Building in a lunar cave would be a better idea however.
2.3 / 5 (3) Nov 28, 2012
Check out this guy:
His printer uses nothing but sunlight to do the sintering, though he did pick a desert with a high-silica sand.
1 / 5 (3) Nov 28, 2012
If it was me. I'd have gone to the desert and printed a whole lot of stuff, then packed up and left it all there for someone to find. It would be even funnier to do this on the Moon.
3 / 5 (2) Nov 29, 2012
I mentioned this as a way of sending our machines ahead of us into space in physorg some months back and was called out for being a nut-case.
These are just the first baby steps. Once we get a mini refinery there supplying more refined materials to the printers, the advantages will become obvious.
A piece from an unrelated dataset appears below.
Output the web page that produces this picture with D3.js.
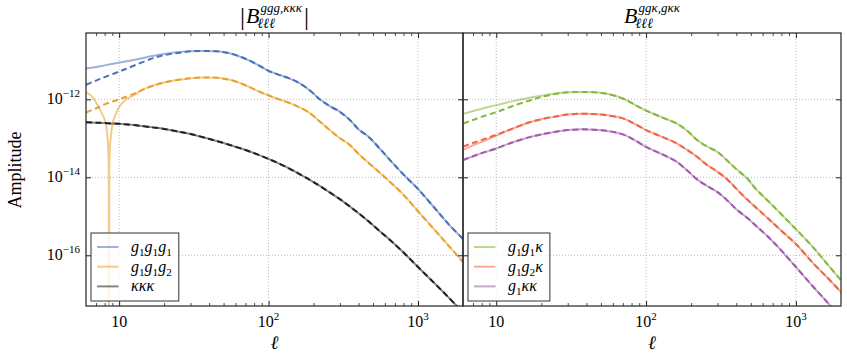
<!DOCTYPE html>
<html>
<head>
<meta charset="utf-8">
<script src="https://cdn.jsdelivr.net/npm/d3@7"></script>
<style>
  body { margin: 0; background: #fff; }
  svg text { font-family: 'Liberation Serif', 'Times New Roman', Times, 'DejaVu Serif', 'Noto Serif', serif; fill: #000; }
</style>
</head>
<body>
<svg id="chart" width="847" height="360"></svg>
<script>
// multipole grid shared by most curves
const ellGrid = [6, 7, 8, 10, 12.5, 16.7, 20, 25, 30, 37, 45, 55, 70, 85, 100, 115, 135, 160, 190, 220, 255, 300, 350, 400, 470, 550, 650, 800, 1000, 1300, 1600, 2000];

// log10 of amplitude, left panel
const logG1G1G1 = [-11.21, -11.17, -11.13, -11.06, -10.99, -10.89, -10.84, -10.79, -10.77, -10.76, -10.77, -10.82, -10.96, -11.12, -11.27, -11.36, -11.45, -11.58, -11.78, -12.00, -12.17, -12.32, -12.53, -12.77, -12.97, -13.25, -13.56, -13.93, -14.30, -14.80, -15.20, -15.58];
const logKKK = [-12.59, -12.60, -12.61, -12.63, -12.66, -12.72, -12.76, -12.83, -12.89, -12.98, -13.07, -13.17, -13.30, -13.42, -13.53, -13.63, -13.76, -13.91, -14.07, -14.22, -14.38, -14.56, -14.75, -14.92, -15.14, -15.37, -15.61, -15.93, -16.30, -16.73, -17.08, -17.46];

// g1g1g2 changes sign near ell ~ 8.5, so it has its own grid
const ellG1G1G2 = [6, 6.7, 7.25, 7.7, 8.05, 8.3, 8.45, 8.52, 8.555, 8.59, 8.66, 8.8, 9.05, 9.4, 10, 11, 12.5, 14.3, 16.7, 20, 25, 30, 37, 45, 55, 70, 85, 100, 115, 135, 160, 190, 220, 255, 300, 350, 400, 470, 550, 650, 800, 1000, 1300, 1600, 2000];
const logG1G1G2 = [-11.81, -11.97, -12.18, -12.38, -12.56, -12.85, -13.3, -13.9, -18.0, -13.9, -13.3, -12.95, -12.62, -12.42, -12.2, -12.02, -11.9, -11.76, -11.65, -11.57, -11.50, -11.46, -11.44, -11.45, -11.50, -11.64, -11.79, -11.90, -11.99, -12.08, -12.20, -12.36, -12.57, -12.78, -13.00, -13.17, -13.40, -13.64, -13.87, -14.12, -14.45, -14.87, -15.36, -15.75, -16.17];

// log10 of amplitude, right panel
const logG1G1K = [-12.38, -12.30, -12.24, -12.15, -12.06, -11.96, -11.91, -11.85, -11.82, -11.81, -11.82, -11.86, -11.98, -12.15, -12.29, -12.39, -12.50, -12.62, -12.82, -13.05, -13.21, -13.35, -13.58, -13.79, -14.02, -14.33, -14.60, -14.95, -15.33, -15.79, -16.20, -16.64];
const logG1G2K = [-13.29, -13.18, -13.09, -12.93, -12.77, -12.59, -12.51, -12.44, -12.39, -12.37, -12.38, -12.41, -12.49, -12.64, -12.79, -12.89, -13.00, -13.13, -13.31, -13.48, -13.68, -13.86, -14.06, -14.29, -14.56, -14.80, -15.05, -15.37, -15.71, -16.20, -16.55, -16.94];
const logG1KK = [-13.56, -13.46, -13.38, -13.26, -13.12, -12.97, -12.90, -12.83, -12.79, -12.77, -12.78, -12.81, -12.90, -13.06, -13.22, -13.33, -13.45, -13.60, -13.84, -14.06, -14.22, -14.38, -14.60, -14.82, -15.03, -15.27, -15.52, -15.88, -16.30, -16.80, -17.18, -17.60];

// dashed curves: only the low-ell part differs, above that they follow the solid one
const ellDashG1G1G1 = [6, 7, 8, 10, 12.5, 16.7, 20, 25];
const logDashG1G1G1 = [-11.63, -11.52, -11.43, -11.29, -11.14, -10.95, -10.87, -10.81];
const ellDashG1G1G2 = [6, 7, 8, 10, 12.5, 14.3, 16.7];
const logDashG1G1G2 = [-12.34, -12.23, -12.13, -12.0, -11.86, -11.76, -11.66];
const ellDashG1G1K = [6, 7, 8, 10, 12.5, 16.7, 20, 25];
const logDashG1G1K = [-12.62, -12.53, -12.45, -12.33, -12.19, -12.03, -11.94, -11.86];
const ellDashG1G2K = [6, 7, 8, 10, 12.5];
const logDashG1G2K = [-13.21, -13.12, -13.04, -12.91, -12.77];

const xMajor = [10, 100, 1000];
const xMinor = [7, 8, 9, 20, 30, 40, 50, 60, 70, 80, 90, 200, 300, 400, 500, 600, 700, 800, 900];
const yMajor = [-12, -14, -16];

const plotTop = 33, plotBottom = 306;
const svg = d3.select("#chart");

const y = d3.scaleLog()
  .domain([Math.pow(10, -17.3), Math.pow(10, -10.3)])
  .range([plotBottom, plotTop]);

function mathText(sel, str, size) {
  // letters italic, "_x" puts x as an upright subscript
  let down = false;
  for (let i = 0; i < str.length; i++) {
    const c = str[i];
    if (c === "_") {
      sel.append("tspan").text(str[i + 1])
        .attr("font-style", "normal")
        .attr("font-size", size * 0.7)
        .attr("dy", 4);
      down = true;
      i++;
    } else {
      sel.append("tspan").text(c)
        .attr("font-style", "italic")
        .attr("font-size", size)
        .attr("dy", down ? -4 : 0);
      down = false;
    }
  }
}

function drawTitle(cx, pre, sup, sub, post) {
  const g = svg.append("g");
  const base = 23;
  let w = 0;
  if (pre) {
    const t = g.append("text").attr("x", 0).attr("y", base + 2).attr("font-size", 25).text(pre);
    w = t.node().getComputedTextLength() + 1;
  }
  const b = g.append("text").attr("x", w).attr("y", base)
    .attr("font-size", 22).attr("font-style", "italic").text("B");
  w += b.node().getComputedTextLength();
  const supT = g.append("text").attr("x", w + 1).attr("y", base - 11)
    .attr("font-size", 13).attr("font-style", "italic").text(sup);
  const subT = g.append("text").attr("x", w - 2).attr("y", base + 5)
    .attr("font-size", 14).attr("font-style", "italic").text(sub);
  let total = Math.max(w + 1 + supT.node().getComputedTextLength(), w - 2 + subT.node().getComputedTextLength());
  if (post) {
    const t = g.append("text").attr("x", total + 2).attr("y", base + 2).attr("font-size", 25).text(post);
    total += 2 + t.node().getComputedTextLength();
  }
  g.attr("transform", `translate(${cx - total / 2},0)`);
}

function drawPanel(x0, x1, series, clipId, showYLabels) {
  const x = d3.scaleLog().domain([6, 2000]).range([x0, x1]);
  const g = svg.append("g");

  svg.append("clipPath").attr("id", clipId)
    .append("rect")
    .attr("x", x0).attr("y", plotTop)
    .attr("width", x1 - x0).attr("height", plotBottom - plotTop);

  // dotted grid
  g.selectAll(".gx").data(xMajor).enter().append("line")
    .attr("x1", d => x(d)).attr("x2", d => x(d))
    .attr("y1", plotTop).attr("y2", plotBottom)
    .attr("stroke", "#b3b3b3").attr("stroke-width", 0.9)
    .attr("stroke-dasharray", "1,2");
  g.selectAll(".gy").data(yMajor).enter().append("line")
    .attr("x1", x0).attr("x2", x1)
    .attr("y1", d => y(Math.pow(10, d))).attr("y2", d => y(Math.pow(10, d)))
    .attr("stroke", "#b3b3b3").attr("stroke-width", 0.9)
    .attr("stroke-dasharray", "1,2");

  const line = c => d3.line()
    .x(d => x(d[0]))
    .y(d => y(Math.pow(10, d[1])))
    .curve(c);
  const smooth = d3.curveCatmullRom.alpha(0.5);

  const curves = g.append("g").attr("clip-path", `url(#${clipId})`);

  series.forEach(s => {
    const pts = s.ell.map((e, i) => [e, s.amp[i]]);
    curves.append("path")
      .attr("d", line(s.monotone ? d3.curveMonotoneX : smooth)(pts))
      .attr("fill", "none")
      .attr("stroke", s.color)
      .attr("stroke-width", 2)
      .attr("stroke-opacity", 0.55);
  });

  series.forEach(s => {
    let pts = s.dashEll.map((e, i) => [e, s.dashAmp[i]]);
    const last = s.dashEll.length ? s.dashEll[s.dashEll.length - 1] : 0;
    s.ell.forEach((e, i) => { if (e > last) pts.push([e, s.amp[i]]); });
    curves.append("path")
      .attr("d", line(smooth)(pts))
      .attr("fill", "none")
      .attr("stroke", s.color)
      .attr("stroke-width", 2)
      .attr("stroke-dasharray", "6,3.5");
  });

  // ticks on all four sides, pointing in
  const tickCol = "#222";
  const axes = [
    [d3.axisBottom(x), `translate(0,${plotBottom})`],
    [d3.axisTop(x), `translate(0,${plotTop})`]
  ];
  axes.forEach(a => {
    g.append("g").attr("transform", a[1])
      .call(a[0].tickValues(xMajor).tickSize(-5).tickSizeOuter(0).tickFormat(""))
      .call(s => s.select(".domain").remove())
      .call(s => s.selectAll("line").attr("stroke", tickCol).attr("stroke-width", 1));
    g.append("g").attr("transform", a[1])
      .call(a[0].tickValues(xMinor).tickSize(-3).tickSizeOuter(0).tickFormat(""))
      .call(s => s.select(".domain").remove())
      .call(s => s.selectAll("line").attr("stroke", tickCol).attr("stroke-width", 0.8));
  });
  const yTicks = yMajor.map(d => Math.pow(10, d));
  g.append("g").attr("transform", `translate(${x0},0)`)
    .call(d3.axisLeft(y).tickValues(yTicks).tickSize(-5).tickSizeOuter(0).tickFormat(""))
    .call(s => s.select(".domain").remove())
    .call(s => s.selectAll("line").attr("stroke", tickCol).attr("stroke-width", 1));
  g.append("g").attr("transform", `translate(${x1},0)`)
    .call(d3.axisRight(y).tickValues(yTicks).tickSize(-5).tickSizeOuter(0).tickFormat(""))
    .call(s => s.select(".domain").remove())
    .call(s => s.selectAll("line").attr("stroke", tickCol).attr("stroke-width", 1));

  // spines
  g.append("rect")
    .attr("x", x0).attr("y", plotTop)
    .attr("width", x1 - x0).attr("height", plotBottom - plotTop)
    .attr("fill", "none").attr("stroke", "#222").attr("stroke-width", 1.2);

  // x tick labels
  xMajor.forEach(d => {
    const t = g.append("text")
      .attr("x", x(d)).attr("y", plotBottom + 21)
      .attr("text-anchor", "middle")
      .attr("font-size", 16);
    const p = Math.round(Math.log10(d));
    t.append("tspan").text("10");
    if (p > 1) t.append("tspan").text(p).attr("font-size", 11).attr("dy", -7);
  });

  if (showYLabels) {
    yMajor.forEach(d => {
      const t = g.append("text")
        .attr("x", x0 - 6).attr("y", y(Math.pow(10, d)) + 5)
        .attr("text-anchor", "end")
        .attr("font-size", 16);
      t.append("tspan").text("10");
      t.append("tspan").text("\u2212" + Math.abs(d)).attr("font-size", 11).attr("dy", -7);
    });
  }

  g.append("text")
    .attr("x", (x0 + x1) / 2).attr("y", plotBottom + 43)
    .attr("text-anchor", "middle")
    .attr("font-size", 19).attr("font-style", "italic")
    .text("\u2113");

  // legend
  const leg = g.append("g");
  const lx = x0 + 5, ly = 233, rowH = 19.7;
  const box = leg.append("rect")
    .attr("x", lx).attr("y", ly)
    .attr("height", 68)
    .attr("fill", "#fff").attr("fill-opacity", 0.8)
    .attr("stroke", "#444").attr("stroke-width", 1.1);
  let maxW = 0;
  series.forEach((s, i) => {
    const cy = ly + 14 + i * rowH;
    leg.append("line")
      .attr("x1", lx + 6).attr("x2", lx + 27.5)
      .attr("y1", cy).attr("y2", cy)
      .attr("stroke", s.color).attr("stroke-opacity", 0.55).attr("stroke-width", 2);
    const t = leg.append("text").attr("x", lx + 40).attr("y", cy + 5);
    mathText(t, s.label, 16);
    maxW = Math.max(maxW, t.node().getComputedTextLength());
  });
  box.attr("width", 40 + maxW + 7);
}

const blue = "#4a72b8", orange = "#e9a02c", black = "#222222";
const green = "#87b73e", red = "#ef6441", purple = "#a25aad";

drawPanel(86, 463, [
  { ell: ellGrid, amp: logG1G1G1, dashEll: ellDashG1G1G1, dashAmp: logDashG1G1G1, color: blue, label: "g_1g_1g_1" },
  { ell: ellG1G1G2, amp: logG1G1G2, dashEll: ellDashG1G1G2, dashAmp: logDashG1G1G2, color: orange, label: "g_1g_1g_2", monotone: true },
  { ell: ellGrid, amp: logKKK, dashEll: [], dashAmp: [], color: black, label: "\u03ba\u03ba\u03ba" }
], "clipL", true);

drawPanel(463, 841, [
  { ell: ellGrid, amp: logG1G1K, dashEll: ellDashG1G1K, dashAmp: logDashG1G1K, color: green, label: "g_1g_1\u03ba" },
  { ell: ellGrid, amp: logG1G2K, dashEll: ellDashG1G2K, dashAmp: logDashG1G2K, color: red, label: "g_1g_2\u03ba" },
  { ell: ellGrid, amp: logG1KK, dashEll: [], dashAmp: [], color: purple, label: "g_1\u03ba\u03ba" }
], "clipR", false);

drawTitle(274.5, "|", "ggg,\u03ba\u03ba\u03ba", "\u2113\u2113\u2113", "|");
drawTitle(652, null, "gg\u03ba,g\u03ba\u03ba", "\u2113\u2113\u2113", null);

svg.append("text")
  .attr("transform", "translate(21,170) rotate(-90)")
  .attr("text-anchor", "middle")
  .attr("font-size", 18)
  .text("Amplitude");
</script>
</body>
</html>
Just because we cant see it happening tomorrow, does not mean it wont happen. And not necessarily by the crumbling remains of the USA either.
5 / 5 (2) Nov 29, 2012
Just because we cant see it happening tomorrow, does not mean it wont happen.

The point is always: What is the easiest way to do it?
Sure you can wait a long time until we have fully autonomous, self repairing, multicapable factory robots that we can shoot to the moon or asteroids.
But if it's easier to do it with manual labor (even with the added complexity of having to maintain human life) then that's the way we should do it first.

Once autonomous robots catch up they can replace those efforts.

This is much like in manufacturing: You start off with not-so-efficient processes and manual labor because that is always better than having no process at all for the time being. Later you put in place better processes and robots.
1 / 5 (1) Nov 29, 2012
@ NOM - That is pretty cool!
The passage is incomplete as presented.